Take the lines beginning with the one that contains "Give me the Altair source for this chart." and ending with the one that contains "y_ticks = [0, 100, 200, 300, 400, 500, 600, 700]", and set them down exactly. Omit all pictures.

**Data for this task**

□ □ □ □ □ □ □

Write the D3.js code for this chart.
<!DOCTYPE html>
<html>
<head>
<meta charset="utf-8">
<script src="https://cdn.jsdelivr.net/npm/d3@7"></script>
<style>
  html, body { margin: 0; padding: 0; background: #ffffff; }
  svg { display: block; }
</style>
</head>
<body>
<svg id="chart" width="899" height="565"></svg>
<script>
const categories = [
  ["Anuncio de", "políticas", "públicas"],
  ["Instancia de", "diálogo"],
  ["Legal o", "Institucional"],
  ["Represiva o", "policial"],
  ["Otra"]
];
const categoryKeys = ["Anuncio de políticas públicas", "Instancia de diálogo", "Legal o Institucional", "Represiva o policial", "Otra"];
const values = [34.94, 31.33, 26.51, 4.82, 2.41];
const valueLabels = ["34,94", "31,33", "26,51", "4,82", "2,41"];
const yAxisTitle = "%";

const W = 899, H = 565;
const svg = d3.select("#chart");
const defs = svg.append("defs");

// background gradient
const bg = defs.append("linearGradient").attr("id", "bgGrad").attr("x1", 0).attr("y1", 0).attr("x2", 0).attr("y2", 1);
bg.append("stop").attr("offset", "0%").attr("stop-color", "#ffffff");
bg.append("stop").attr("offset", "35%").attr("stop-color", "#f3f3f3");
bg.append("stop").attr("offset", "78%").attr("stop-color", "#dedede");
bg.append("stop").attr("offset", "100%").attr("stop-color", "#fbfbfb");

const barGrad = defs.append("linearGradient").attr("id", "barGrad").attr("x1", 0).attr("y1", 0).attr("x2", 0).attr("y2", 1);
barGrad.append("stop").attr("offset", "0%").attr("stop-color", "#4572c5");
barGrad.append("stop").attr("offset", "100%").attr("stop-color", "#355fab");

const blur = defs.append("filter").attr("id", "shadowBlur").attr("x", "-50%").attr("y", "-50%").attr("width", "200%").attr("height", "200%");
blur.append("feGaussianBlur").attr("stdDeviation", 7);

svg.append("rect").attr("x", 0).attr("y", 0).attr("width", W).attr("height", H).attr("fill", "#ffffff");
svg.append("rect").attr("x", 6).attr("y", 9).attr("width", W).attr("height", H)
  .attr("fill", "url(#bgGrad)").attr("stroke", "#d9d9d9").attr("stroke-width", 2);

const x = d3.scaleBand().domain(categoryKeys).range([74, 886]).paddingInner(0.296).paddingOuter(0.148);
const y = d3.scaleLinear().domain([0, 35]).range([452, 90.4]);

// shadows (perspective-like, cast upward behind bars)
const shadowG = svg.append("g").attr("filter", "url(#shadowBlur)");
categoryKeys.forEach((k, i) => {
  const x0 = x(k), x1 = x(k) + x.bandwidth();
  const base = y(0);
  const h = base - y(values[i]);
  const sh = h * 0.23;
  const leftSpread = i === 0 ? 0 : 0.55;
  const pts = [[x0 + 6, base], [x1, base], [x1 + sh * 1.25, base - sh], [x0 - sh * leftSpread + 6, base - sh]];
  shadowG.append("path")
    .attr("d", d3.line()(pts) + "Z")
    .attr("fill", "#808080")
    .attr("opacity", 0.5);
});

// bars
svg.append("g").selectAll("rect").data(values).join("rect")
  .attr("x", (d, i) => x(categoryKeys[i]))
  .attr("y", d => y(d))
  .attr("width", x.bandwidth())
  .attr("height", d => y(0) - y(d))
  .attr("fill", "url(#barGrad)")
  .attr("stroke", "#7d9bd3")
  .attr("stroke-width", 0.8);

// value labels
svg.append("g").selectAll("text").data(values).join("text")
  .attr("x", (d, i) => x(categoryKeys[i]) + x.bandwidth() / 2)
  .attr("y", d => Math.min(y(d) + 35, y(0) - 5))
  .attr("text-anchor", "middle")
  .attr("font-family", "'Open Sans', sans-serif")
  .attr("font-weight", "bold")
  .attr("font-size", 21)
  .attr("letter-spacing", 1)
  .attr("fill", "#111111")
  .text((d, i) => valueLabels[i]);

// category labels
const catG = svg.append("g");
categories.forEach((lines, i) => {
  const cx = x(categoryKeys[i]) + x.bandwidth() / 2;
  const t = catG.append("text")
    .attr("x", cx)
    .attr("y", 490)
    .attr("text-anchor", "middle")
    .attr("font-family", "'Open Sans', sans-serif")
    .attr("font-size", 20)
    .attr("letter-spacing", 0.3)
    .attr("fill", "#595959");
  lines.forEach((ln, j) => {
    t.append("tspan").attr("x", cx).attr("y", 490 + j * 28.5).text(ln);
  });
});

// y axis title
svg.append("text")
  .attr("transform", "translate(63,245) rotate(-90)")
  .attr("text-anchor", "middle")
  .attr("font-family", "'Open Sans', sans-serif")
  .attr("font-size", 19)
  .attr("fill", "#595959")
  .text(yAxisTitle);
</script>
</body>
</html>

□ □ □ □ □ □ □

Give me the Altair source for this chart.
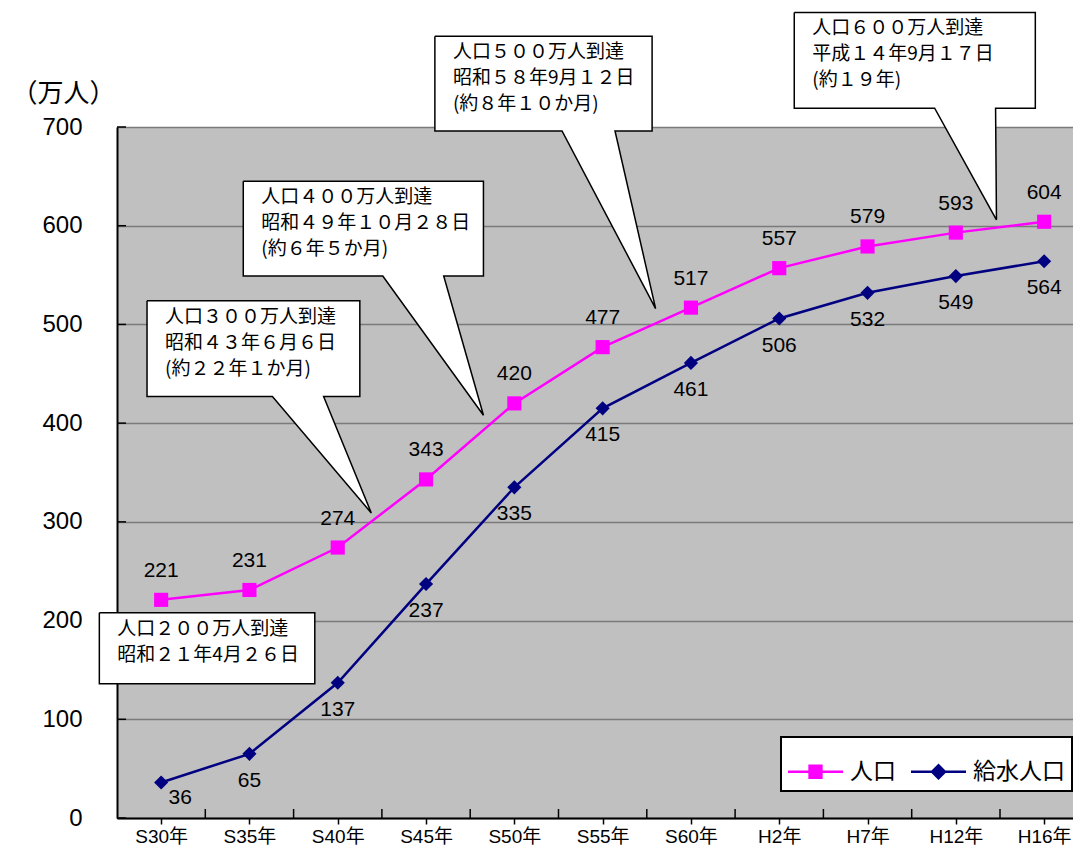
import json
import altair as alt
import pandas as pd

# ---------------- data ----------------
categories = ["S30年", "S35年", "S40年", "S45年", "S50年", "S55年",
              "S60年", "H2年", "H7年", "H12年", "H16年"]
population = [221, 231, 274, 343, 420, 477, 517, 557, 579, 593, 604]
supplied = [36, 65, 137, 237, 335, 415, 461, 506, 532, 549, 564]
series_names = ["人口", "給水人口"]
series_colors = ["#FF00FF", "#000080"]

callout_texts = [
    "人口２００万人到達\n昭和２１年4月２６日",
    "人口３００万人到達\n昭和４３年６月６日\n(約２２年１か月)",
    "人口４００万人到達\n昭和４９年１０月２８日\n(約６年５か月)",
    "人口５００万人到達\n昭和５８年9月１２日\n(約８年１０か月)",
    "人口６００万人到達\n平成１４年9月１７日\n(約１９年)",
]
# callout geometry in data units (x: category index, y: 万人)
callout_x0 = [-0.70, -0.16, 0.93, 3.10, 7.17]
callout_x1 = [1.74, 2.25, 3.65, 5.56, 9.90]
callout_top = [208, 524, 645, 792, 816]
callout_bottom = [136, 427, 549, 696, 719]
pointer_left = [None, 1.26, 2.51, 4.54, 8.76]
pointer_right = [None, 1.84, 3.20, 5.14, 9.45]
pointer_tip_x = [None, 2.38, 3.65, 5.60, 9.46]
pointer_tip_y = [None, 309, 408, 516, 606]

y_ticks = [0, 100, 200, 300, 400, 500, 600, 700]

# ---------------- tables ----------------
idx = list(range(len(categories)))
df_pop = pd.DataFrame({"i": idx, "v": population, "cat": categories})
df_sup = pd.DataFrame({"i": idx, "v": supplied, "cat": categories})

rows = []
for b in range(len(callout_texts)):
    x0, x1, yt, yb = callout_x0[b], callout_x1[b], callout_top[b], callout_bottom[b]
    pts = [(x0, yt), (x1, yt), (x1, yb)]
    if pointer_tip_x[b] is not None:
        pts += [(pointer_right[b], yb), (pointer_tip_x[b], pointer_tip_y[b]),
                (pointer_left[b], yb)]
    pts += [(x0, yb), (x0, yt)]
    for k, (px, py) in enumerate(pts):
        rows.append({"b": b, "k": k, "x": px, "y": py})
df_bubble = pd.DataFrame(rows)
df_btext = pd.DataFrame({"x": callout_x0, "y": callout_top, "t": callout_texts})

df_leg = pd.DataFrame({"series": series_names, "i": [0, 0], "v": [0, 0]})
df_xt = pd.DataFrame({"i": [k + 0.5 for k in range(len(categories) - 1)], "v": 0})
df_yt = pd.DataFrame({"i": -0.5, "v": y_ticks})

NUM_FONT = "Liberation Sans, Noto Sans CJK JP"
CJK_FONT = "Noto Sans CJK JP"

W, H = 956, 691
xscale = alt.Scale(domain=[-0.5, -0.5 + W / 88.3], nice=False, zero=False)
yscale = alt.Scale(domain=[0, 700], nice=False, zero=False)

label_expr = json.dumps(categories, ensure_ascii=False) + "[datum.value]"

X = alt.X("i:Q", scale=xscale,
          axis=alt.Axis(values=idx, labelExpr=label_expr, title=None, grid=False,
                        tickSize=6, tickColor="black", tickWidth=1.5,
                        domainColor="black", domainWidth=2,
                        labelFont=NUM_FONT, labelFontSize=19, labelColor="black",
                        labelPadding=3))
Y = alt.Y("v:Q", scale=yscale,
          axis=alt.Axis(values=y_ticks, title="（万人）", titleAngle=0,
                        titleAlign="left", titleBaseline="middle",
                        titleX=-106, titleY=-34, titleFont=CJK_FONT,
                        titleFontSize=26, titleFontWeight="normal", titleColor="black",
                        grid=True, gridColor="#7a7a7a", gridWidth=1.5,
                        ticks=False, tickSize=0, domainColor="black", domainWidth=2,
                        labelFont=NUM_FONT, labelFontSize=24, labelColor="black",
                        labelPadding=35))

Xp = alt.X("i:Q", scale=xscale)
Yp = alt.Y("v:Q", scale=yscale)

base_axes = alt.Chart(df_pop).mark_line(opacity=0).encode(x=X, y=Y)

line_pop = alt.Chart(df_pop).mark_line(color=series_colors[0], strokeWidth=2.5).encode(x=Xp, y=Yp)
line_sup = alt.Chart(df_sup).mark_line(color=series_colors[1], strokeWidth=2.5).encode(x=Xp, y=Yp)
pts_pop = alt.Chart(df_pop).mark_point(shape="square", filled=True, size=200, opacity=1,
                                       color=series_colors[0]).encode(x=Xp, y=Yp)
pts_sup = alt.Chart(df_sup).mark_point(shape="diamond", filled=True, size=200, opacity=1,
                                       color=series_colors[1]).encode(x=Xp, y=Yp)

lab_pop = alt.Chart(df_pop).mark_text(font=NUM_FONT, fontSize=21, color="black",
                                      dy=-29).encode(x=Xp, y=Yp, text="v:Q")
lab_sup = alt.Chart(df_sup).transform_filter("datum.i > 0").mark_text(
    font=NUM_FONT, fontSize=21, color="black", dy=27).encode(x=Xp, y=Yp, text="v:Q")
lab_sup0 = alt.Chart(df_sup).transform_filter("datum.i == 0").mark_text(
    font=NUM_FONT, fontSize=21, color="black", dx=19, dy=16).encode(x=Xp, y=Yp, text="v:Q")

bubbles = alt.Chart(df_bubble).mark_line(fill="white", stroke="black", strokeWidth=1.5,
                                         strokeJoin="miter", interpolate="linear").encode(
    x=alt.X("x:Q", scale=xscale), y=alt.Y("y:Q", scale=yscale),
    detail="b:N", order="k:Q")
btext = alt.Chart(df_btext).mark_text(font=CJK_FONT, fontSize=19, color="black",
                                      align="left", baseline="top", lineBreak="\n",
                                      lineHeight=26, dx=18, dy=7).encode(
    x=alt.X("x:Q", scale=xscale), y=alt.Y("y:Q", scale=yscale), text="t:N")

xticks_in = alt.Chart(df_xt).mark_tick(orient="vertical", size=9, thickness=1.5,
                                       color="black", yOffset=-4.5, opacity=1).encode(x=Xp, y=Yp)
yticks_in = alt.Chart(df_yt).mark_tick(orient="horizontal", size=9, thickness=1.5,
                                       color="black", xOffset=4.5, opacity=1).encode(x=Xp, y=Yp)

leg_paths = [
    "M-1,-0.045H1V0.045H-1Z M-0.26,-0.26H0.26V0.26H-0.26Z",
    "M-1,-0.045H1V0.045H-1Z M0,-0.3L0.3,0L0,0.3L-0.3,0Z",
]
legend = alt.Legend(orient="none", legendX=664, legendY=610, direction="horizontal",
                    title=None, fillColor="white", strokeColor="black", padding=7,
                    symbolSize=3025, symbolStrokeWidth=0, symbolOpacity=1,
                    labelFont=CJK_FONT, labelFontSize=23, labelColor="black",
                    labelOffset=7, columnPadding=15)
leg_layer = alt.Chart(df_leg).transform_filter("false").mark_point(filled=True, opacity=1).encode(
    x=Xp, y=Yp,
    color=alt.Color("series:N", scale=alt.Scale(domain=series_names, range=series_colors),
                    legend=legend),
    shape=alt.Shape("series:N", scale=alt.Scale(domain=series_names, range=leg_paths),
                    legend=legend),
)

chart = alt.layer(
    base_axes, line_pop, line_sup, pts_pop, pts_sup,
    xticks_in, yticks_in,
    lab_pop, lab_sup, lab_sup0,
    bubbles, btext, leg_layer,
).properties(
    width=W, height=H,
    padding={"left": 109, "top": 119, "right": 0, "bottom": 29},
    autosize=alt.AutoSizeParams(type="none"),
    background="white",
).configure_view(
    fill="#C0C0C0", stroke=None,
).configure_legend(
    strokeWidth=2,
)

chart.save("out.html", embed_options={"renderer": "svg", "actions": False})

□ □ □ □ □ □ □

**Complete output**
Give me the Altair source for this chart.
import json
import altair as alt
import pandas as pd

# ---------------- data ----------------
categories = ["S30年", "S35年", "S40年", "S45年", "S50年", "S55年",
              "S60年", "H2年", "H7年", "H12年", "H16年"]
population = [221, 231, 274, 343, 420, 477, 517, 557, 579, 593, 604]
supplied = [36, 65, 137, 237, 335, 415, 461, 506, 532, 549, 564]
series_names = ["人口", "給水人口"]
series_colors = ["#FF00FF", "#000080"]

callout_texts = [
    "人口２００万人到達\n昭和２１年4月２６日",
    "人口３００万人到達\n昭和４３年６月６日\n(約２２年１か月)",
    "人口４００万人到達\n昭和４９年１０月２８日\n(約６年５か月)",
    "人口５００万人到達\n昭和５８年9月１２日\n(約８年１０か月)",
    "人口６００万人到達\n平成１４年9月１７日\n(約１９年)",
]
# callout geometry in data units (x: category index, y: 万人)
callout_x0 = [-0.70, -0.16, 0.93, 3.10, 7.17]
callout_x1 = [1.74, 2.25, 3.65, 5.56, 9.90]
callout_top = [208, 524, 645, 792, 816]
callout_bottom = [136, 427, 549, 696, 719]
pointer_left = [None, 1.26, 2.51, 4.54, 8.76]
pointer_right = [None, 1.84, 3.20, 5.14, 9.45]
pointer_tip_x = [None, 2.38, 3.65, 5.60, 9.46]
pointer_tip_y = [None, 309, 408, 516, 606]

y_ticks = [0, 100, 200, 300, 400, 500, 600, 700]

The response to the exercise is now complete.